Like all visionaries, he knows all great trends have had their opponents and detractors. But in the long term, progress and technology have triumphed, and mankind is the better for it.

You may not have known it, since the majority of the mainstream media didn't acknowledge it, but May 13-19 was National Biotechnology Week, as officially proclaimed by the U.S. Senate and President George Bush.

A paragraph from the president's proclamation: “Consumers enjoy continual improvements to the quality and quantity of our nation's food supply. Genetic engineering will enable farmers to modify crops so they will grow on land previously considered infertile. It will enable farmers to grow crops with enhanced nutritional value. We also are benefiting from crops that resist diseases and insects, thus reducing the use of pesticides. The environmental benefits of biotechnology can be realized through the increased ability of manufacturers to produce their products with less energy, pollution, and waste.”

The Senate version noted: “It is important for all Americans to understand the beneficial role biotechnology plays in improving our quality of life and protecting the environment.”

Most of the opposition to biotechnology has centered around the introduction of non-crop genes into cotton, soybeans, tomatoes, and other crops.

In a Detroit Free Press article, Gustaaf A. deZoeten, professor emeritus of botany and plant pathology at Michigan State University and an advisor to the USDA and the EPA on biotech regulations and the marketing of bioengineered food, wrote: “It is troubling to observe the widening gap between the reality of food safety oversight in the United States and the seemingly growing public misperception that biotechnology poses an inherent health risk.”

To the contrary, he says, “Food biotechnology benefits from an extraordinary level of scrutiny that virtually guarantees that any food product approved for human consumption will be just as safe as any conventional food.” To date, deZoeten says, “there has not been a single verified case of adverse health effect due to a biotech food or food ingredient.”

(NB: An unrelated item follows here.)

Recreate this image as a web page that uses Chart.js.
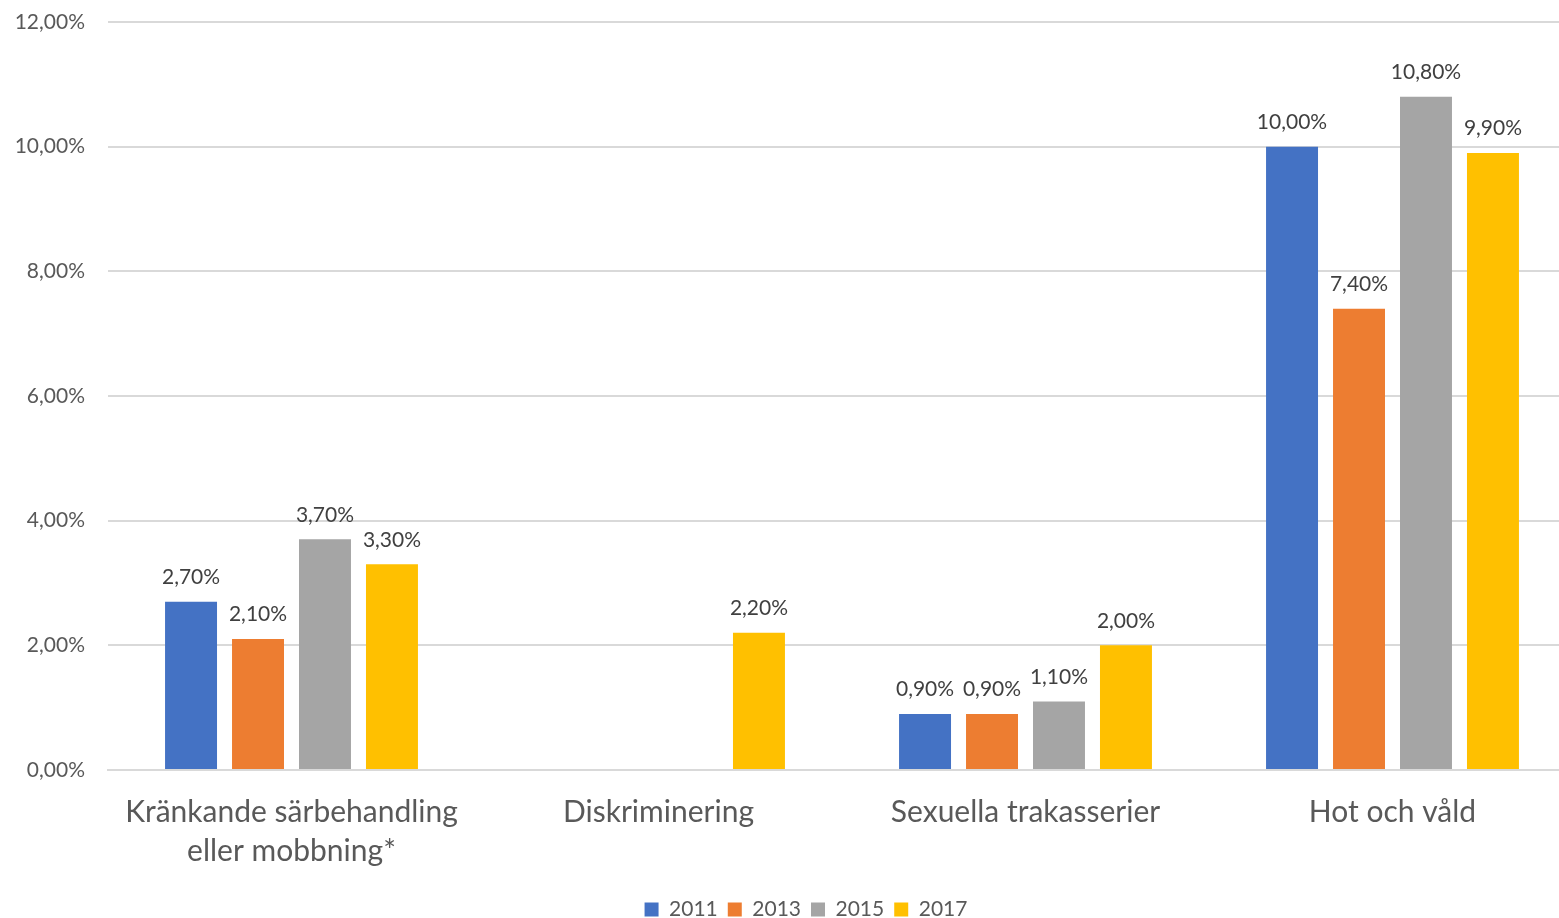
<!DOCTYPE html>
<html>
<head>
<meta charset="utf-8">
<script src="https://cdn.jsdelivr.net/npm/chart.js@4"></script>
<style>
  html, body { margin: 0; padding: 0; background: #fff; overflow: hidden; }
  #wrap { width: 1576px; height: 918px; }
</style>
</head>
<body>
<div id="wrap"><canvas id="chart"></canvas></div>
<script>
const categories = [
    ['Kränkande särbehandling', 'eller mobbning*'],
    'Diskriminering',
    'Sexuella trakasserier',
    'Hot och våld'
];
const years = ['2011', '2013', '2015', '2017'];
const values2011 = [2.7, null, 0.9, 10.0];
const values2013 = [2.1, null, 0.9, 7.4];
const values2015 = [3.7, null, 1.1, 10.8];
const values2017 = [3.3, 2.2, 2.0, 9.9];
const colors = ['#4472c4', '#ed7d31', '#a5a5a5', '#ffc000'];

const fmt = v => v.toFixed(2).replace('.', ',') + '%';

// value labels above each bar
const barLabels = {
    id: 'barLabels',
    afterDatasetsDraw(chart) {
        const ctx = chart.ctx;
        ctx.save();
        ctx.font = '21px Lato';
        ctx.fillStyle = '#404040';
        ctx.textAlign = 'center';
        ctx.textBaseline = 'bottom';
        chart.data.datasets.forEach((ds, i) => {
            chart.getDatasetMeta(i).data.forEach((bar, j) => {
                const v = ds.data[j];
                if (v === null) return;
                ctx.fillText(fmt(v), bar.x, bar.y - 14);
            });
        });
        ctx.restore();
    }
};

// nudge the legend a bit to the right, like the original
const legendShift = {
    id: 'legendShift',
    afterLayout(chart) {
        chart.legend.left += 18;
        chart.legend.right += 18;
    }
};

const allSeries = [values2011, values2013, values2015, values2017];

new Chart(document.getElementById('chart'), {
    type: 'bar',
    data: {
        labels: categories,
        datasets: years.map((y, i) => ({
            label: y,
            data: allSeries[i],
            backgroundColor: colors[i],
            categoryPercentage: 0.73,
            barPercentage: 0.776
        }))
    },
    options: {
        responsive: true,
        maintainAspectRatio: false,
        animation: false,
        layout: { padding: { top: 22, right: 0, bottom: -12, left: 0 } },
        plugins: {
            legend: {
                position: 'bottom',
                labels: {
                    font: { family: 'Lato', size: 21 },
                    color: '#595959',
                    boxWidth: 14,
                    boxHeight: 14,
                    padding: 10
                }
            },
            tooltip: { enabled: false }
        },
        scales: {
            x: {
                grid: { display: false },
                border: { color: '#d9d9d9', width: 2 },
                afterFit: s => { s.height = 119; },
                ticks: {
                    font: { family: 'Lato', size: 30, lineHeight: 1.3 },
                    color: '#595959',
                    padding: 15
                }
            },
            y: {
                min: 0,
                max: 12,
                afterFit: s => {
                    s.width = 108;
                    s.paddingTop = 0;
                    s.paddingBottom = 0;
                },
                grid: { color: '#d9d9d9', lineWidth: 2, drawTicks: false },
                border: { display: false },
                ticks: {
                    stepSize: 2,
                    font: { family: 'Lato', size: 21 },
                    color: '#595959',
                    padding: 23,
                    callback: v => fmt(v)
                }
            }
        }
    },
    plugins: [barLabels, legendShift]
});
</script>
</body>
</html>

Unfortunately, too much of the media's biotech focus has been on such tempests-in-a-teapot as the contaminated taco shell/StarLink corn episode, the Monarch butterfly/Bt corn controversy, and others which have been proven basically groundless scientifically and medically.

Biotech's potential for progress and benefit to mankind is so far-reaching that it will not be suppressed, despite its detractors. Bill Gates knows that and he's betting big bucks it will be a major influence on the earth's future.